## Your instructions
Reproduce the listing word for word, leaving every picture behind.

## Material
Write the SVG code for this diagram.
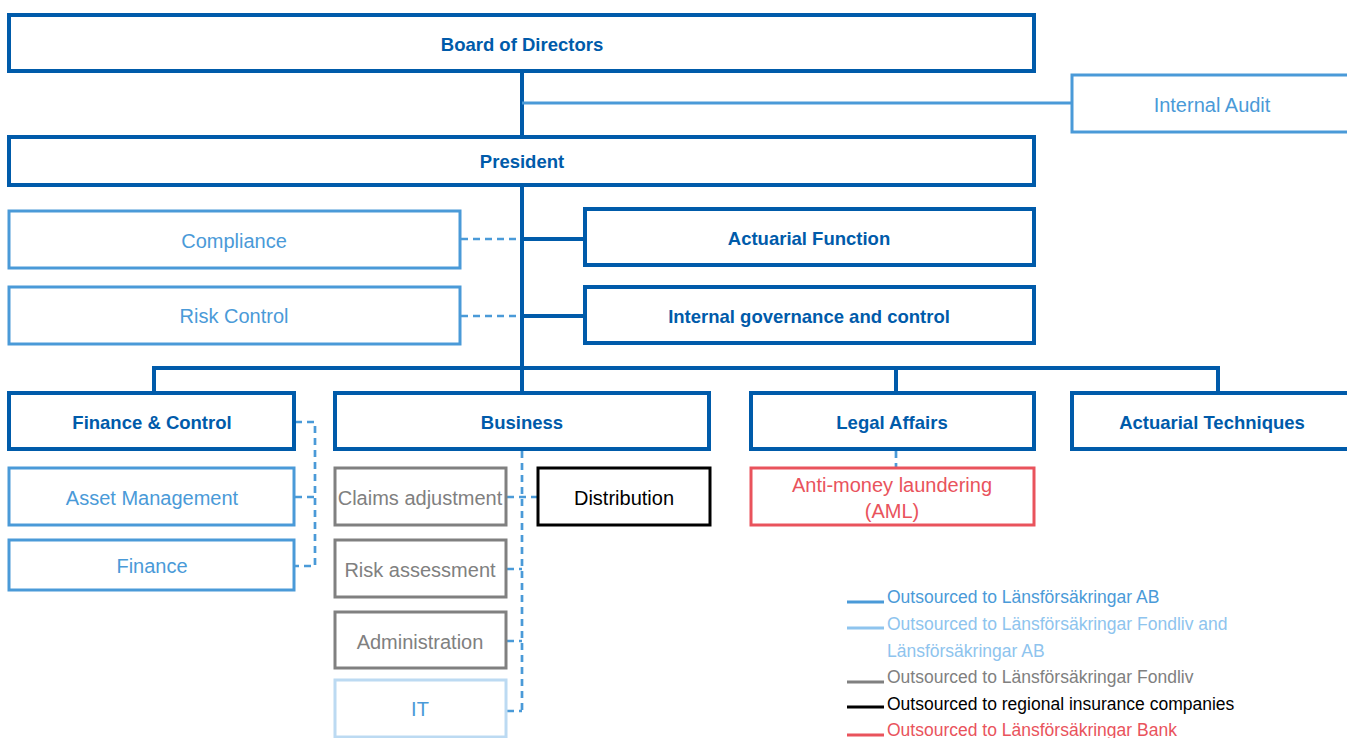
<svg xmlns="http://www.w3.org/2000/svg" width="1347" height="738" viewBox="0 0 1347 738">
<style>
  text { font-family: "Liberation Sans", Arial, sans-serif; text-anchor: middle; }
  .main rect { fill: #fff; stroke: #005BAA; stroke-width: 4; }
  .main text { fill: #005BAA; font-weight: bold; font-size: 18.5px; }
  .lfab rect { fill: #fff; stroke: #4A9AD8; stroke-width: 3; }
  .lfab text { fill: #4A9AD8; font-size: 20px; }
  .fond rect { fill: #fff; stroke: #808080; stroke-width: 3; }
  .fond text { fill: #808080; font-size: 20px; }
  .both rect { fill: #fff; stroke: #BCDAF2; stroke-width: 3; }
  .both text { fill: #4A9AD8; font-size: 20px; }
  .reg rect { fill: #fff; stroke: #000; stroke-width: 3; }
  .reg text { fill: #000; font-size: 20px; }
  .bank rect { fill: #fff; stroke: #E9535C; stroke-width: 3; }
  .bank text { fill: #E9535C; font-size: 20px; }
  .solid { stroke: #005BAA; stroke-width: 4; fill: none; }
  .thin { stroke: #4A9AD8; stroke-width: 3; fill: none; }
  .dash { stroke: #4A9AD8; stroke-width: 2.7; fill: none; stroke-dasharray: 7 5; }
  .legend text { text-anchor: start; font-size: 17.5px; }
  .legend line { stroke-width: 3; }
</style>

<g id="connectors">
  <line class="solid" x1="522" y1="71" x2="522" y2="368"/>
  <line class="thin" x1="522" y1="103" x2="1072" y2="103"/>
  <line class="solid" x1="522" y1="239" x2="585" y2="239"/>
  <line class="solid" x1="522" y1="316" x2="585" y2="316"/>
  <line class="dash" x1="461" y1="239" x2="520" y2="239"/>
  <line class="dash" x1="461" y1="316" x2="520" y2="316"/>
  <polyline class="solid" points="154,393 154,368 1218,368 1218,393"/>
  <line class="solid" x1="522" y1="366" x2="522" y2="393"/>
  <line class="solid" x1="896" y1="368" x2="896" y2="393"/>
  <polyline class="dash" points="295,422 315,422 315,566 295,566"/>
  <line class="dash" x1="295" y1="497" x2="315" y2="497"/>
  <line class="dash" x1="522" y1="451" x2="522" y2="711"/>
  <line class="dash" x1="507" y1="711" x2="522" y2="711"/>
  <line class="dash" x1="507" y1="497" x2="538" y2="497"/>
  <line class="dash" x1="507" y1="569" x2="522" y2="569"/>
  <line class="dash" x1="507" y1="641" x2="522" y2="641"/>
  <line class="dash" x1="896" y1="451" x2="896" y2="468"/>
</g>

<g id="board" class="main"><rect x="9" y="15" width="1025" height="56"/><text x="522" y="51">Board of Directors</text></g>
<g id="internal-audit" class="lfab"><rect x="1072" y="75" width="290" height="57"/><text x="1212" y="112">Internal Audit</text></g>
<g id="president" class="main"><rect x="9" y="137" width="1025" height="48"/><text x="522" y="168">President</text></g>
<g id="compliance" class="lfab"><rect x="9" y="211" width="451" height="57"/><text x="234" y="248">Compliance</text></g>
<g id="actuarial-function" class="main"><rect x="585" y="209" width="449" height="56"/><text x="809" y="245">Actuarial Function</text></g>
<g id="risk-control" class="lfab"><rect x="9" y="287" width="451" height="57"/><text x="234" y="323">Risk Control</text></g>
<g id="governance" class="main"><rect x="585" y="287" width="449" height="56"/><text x="809" y="323">Internal governance and control</text></g>
<g id="finance-control" class="main"><rect x="9" y="393" width="285" height="56"/><text x="152" y="429">Finance &amp; Control</text></g>
<g id="business" class="main"><rect x="335" y="393" width="374" height="56"/><text x="522" y="429">Business</text></g>
<g id="legal-affairs" class="main"><rect x="751" y="393" width="283" height="56"/><text x="892" y="429">Legal Affairs</text></g>
<g id="actuarial-techniques" class="main"><rect x="1072" y="393" width="290" height="56"/><text x="1212" y="429">Actuarial Techniques</text></g>
<g id="asset-management" class="lfab"><rect x="9" y="468" width="285" height="57"/><text x="152" y="505">Asset Management</text></g>
<g id="finance" class="lfab"><rect x="9" y="540" width="285" height="50"/><text x="152" y="573">Finance</text></g>
<g id="claims" class="fond"><rect x="335" y="468" width="171" height="57"/><text x="420" y="505">Claims adjustment</text></g>
<g id="distribution" class="reg"><rect x="538" y="468" width="172" height="57"/><text x="624" y="505">Distribution</text></g>
<g id="risk-assessment" class="fond"><rect x="335" y="540" width="171" height="57"/><text x="420" y="577">Risk assessment</text></g>
<g id="administration" class="fond"><rect x="335" y="612" width="171" height="56"/><text x="420" y="649">Administration</text></g>
<g id="it" class="both"><rect x="335" y="680" width="171" height="57"/><text x="420" y="716">IT</text></g>
<g id="aml" class="bank"><rect x="751" y="468" width="283" height="57"/><text x="892" y="492">Anti-money laundering</text><text x="892" y="518">(AML)</text></g>

<g id="legend" class="legend">
  <line x1="847" y1="602" x2="884" y2="602" stroke="#4A9AD8"/>
  <text x="887" y="603" fill="#4A9AD8">Outsourced to Länsförsäkringar AB</text>
  <line x1="847" y1="628" x2="884" y2="628" stroke="#8EC4EE"/>
  <text x="887" y="630" fill="#8EC4EE">Outsourced to Länsförsäkringar Fondliv and</text>
  <text x="887" y="657" fill="#8EC4EE">Länsförsäkringar AB</text>
  <line x1="847" y1="682" x2="884" y2="682" stroke="#808080"/>
  <text x="887" y="683" fill="#808080">Outsourced to Länsförsäkringar Fondliv</text>
  <line x1="847" y1="707" x2="884" y2="707" stroke="#000"/>
  <text x="887" y="710" fill="#000">Outsourced to regional insurance companies</text>
  <line x1="847" y1="735" x2="884" y2="735" stroke="#E9535C"/>
  <text x="887" y="736" fill="#E9535C">Outsourced to Länsförsäkringar Bank</text>
</g>
</svg>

## Result
Write the SVG code for this diagram.
<svg xmlns="http://www.w3.org/2000/svg" width="1347" height="738" viewBox="0 0 1347 738">
<style>
  text { font-family: "Liberation Sans", Arial, sans-serif; text-anchor: middle; }
  .main rect { fill: #fff; stroke: #005BAA; stroke-width: 4; }
  .main text { fill: #005BAA; font-weight: bold; font-size: 18.5px; }
  .lfab rect { fill: #fff; stroke: #4A9AD8; stroke-width: 3; }
  .lfab text { fill: #4A9AD8; font-size: 20px; }
  .fond rect { fill: #fff; stroke: #808080; stroke-width: 3; }
  .fond text { fill: #808080; font-size: 20px; }
  .both rect { fill: #fff; stroke: #BCDAF2; stroke-width: 3; }
  .both text { fill: #4A9AD8; font-size: 20px; }
  .reg rect { fill: #fff; stroke: #000; stroke-width: 3; }
  .reg text { fill: #000; font-size: 20px; }
  .bank rect { fill: #fff; stroke: #E9535C; stroke-width: 3; }
  .bank text { fill: #E9535C; font-size: 20px; }
  .solid { stroke: #005BAA; stroke-width: 4; fill: none; }
  .thin { stroke: #4A9AD8; stroke-width: 3; fill: none; }
  .dash { stroke: #4A9AD8; stroke-width: 2.7; fill: none; stroke-dasharray: 7 5; }
  .legend text { text-anchor: start; font-size: 17.5px; }
  .legend line { stroke-width: 3; }
</style>

<g id="connectors">
  <line class="solid" x1="522" y1="71" x2="522" y2="368"/>
  <line class="thin" x1="522" y1="103" x2="1072" y2="103"/>
  <line class="solid" x1="522" y1="239" x2="585" y2="239"/>
  <line class="solid" x1="522" y1="316" x2="585" y2="316"/>
  <line class="dash" x1="461" y1="239" x2="520" y2="239"/>
  <line class="dash" x1="461" y1="316" x2="520" y2="316"/>
  <polyline class="solid" points="154,393 154,368 1218,368 1218,393"/>
  <line class="solid" x1="522" y1="366" x2="522" y2="393"/>
  <line class="solid" x1="896" y1="368" x2="896" y2="393"/>
  <polyline class="dash" points="295,422 315,422 315,566 295,566"/>
  <line class="dash" x1="295" y1="497" x2="315" y2="497"/>
  <line class="dash" x1="522" y1="451" x2="522" y2="711"/>
  <line class="dash" x1="507" y1="711" x2="522" y2="711"/>
  <line class="dash" x1="507" y1="497" x2="538" y2="497"/>
  <line class="dash" x1="507" y1="569" x2="522" y2="569"/>
  <line class="dash" x1="507" y1="641" x2="522" y2="641"/>
  <line class="dash" x1="896" y1="451" x2="896" y2="468"/>
</g>

<g id="board" class="main"><rect x="9" y="15" width="1025" height="56"/><text x="522" y="51">Board of Directors</text></g>
<g id="internal-audit" class="lfab"><rect x="1072" y="75" width="290" height="57"/><text x="1212" y="112">Internal Audit</text></g>
<g id="president" class="main"><rect x="9" y="137" width="1025" height="48"/><text x="522" y="168">President</text></g>
<g id="compliance" class="lfab"><rect x="9" y="211" width="451" height="57"/><text x="234" y="248">Compliance</text></g>
<g id="actuarial-function" class="main"><rect x="585" y="209" width="449" height="56"/><text x="809" y="245">Actuarial Function</text></g>
<g id="risk-control" class="lfab"><rect x="9" y="287" width="451" height="57"/><text x="234" y="323">Risk Control</text></g>
<g id="governance" class="main"><rect x="585" y="287" width="449" height="56"/><text x="809" y="323">Internal governance and control</text></g>
<g id="finance-control" class="main"><rect x="9" y="393" width="285" height="56"/><text x="152" y="429">Finance &amp; Control</text></g>
<g id="business" class="main"><rect x="335" y="393" width="374" height="56"/><text x="522" y="429">Business</text></g>
<g id="legal-affairs" class="main"><rect x="751" y="393" width="283" height="56"/><text x="892" y="429">Legal Affairs</text></g>
<g id="actuarial-techniques" class="main"><rect x="1072" y="393" width="290" height="56"/><text x="1212" y="429">Actuarial Techniques</text></g>
<g id="asset-management" class="lfab"><rect x="9" y="468" width="285" height="57"/><text x="152" y="505">Asset Management</text></g>
<g id="finance" class="lfab"><rect x="9" y="540" width="285" height="50"/><text x="152" y="573">Finance</text></g>
<g id="claims" class="fond"><rect x="335" y="468" width="171" height="57"/><text x="420" y="505">Claims adjustment</text></g>
<g id="distribution" class="reg"><rect x="538" y="468" width="172" height="57"/><text x="624" y="505">Distribution</text></g>
<g id="risk-assessment" class="fond"><rect x="335" y="540" width="171" height="57"/><text x="420" y="577">Risk assessment</text></g>
<g id="administration" class="fond"><rect x="335" y="612" width="171" height="56"/><text x="420" y="649">Administration</text></g>
<g id="it" class="both"><rect x="335" y="680" width="171" height="57"/><text x="420" y="716">IT</text></g>
<g id="aml" class="bank"><rect x="751" y="468" width="283" height="57"/><text x="892" y="492">Anti-money laundering</text><text x="892" y="518">(AML)</text></g>

<g id="legend" class="legend">
  <line x1="847" y1="602" x2="884" y2="602" stroke="#4A9AD8"/>
  <text x="887" y="603" fill="#4A9AD8">Outsourced to Länsförsäkringar AB</text>
  <line x1="847" y1="628" x2="884" y2="628" stroke="#8EC4EE"/>
  <text x="887" y="630" fill="#8EC4EE">Outsourced to Länsförsäkringar Fondliv and</text>
  <text x="887" y="657" fill="#8EC4EE">Länsförsäkringar AB</text>
  <line x1="847" y1="682" x2="884" y2="682" stroke="#808080"/>
  <text x="887" y="683" fill="#808080">Outsourced to Länsförsäkringar Fondliv</text>
  <line x1="847" y1="707" x2="884" y2="707" stroke="#000"/>
  <text x="887" y="710" fill="#000">Outsourced to regional insurance companies</text>
  <line x1="847" y1="735" x2="884" y2="735" stroke="#E9535C"/>
  <text x="887" y="736" fill="#E9535C">Outsourced to Länsförsäkringar Bank</text>
</g>
</svg>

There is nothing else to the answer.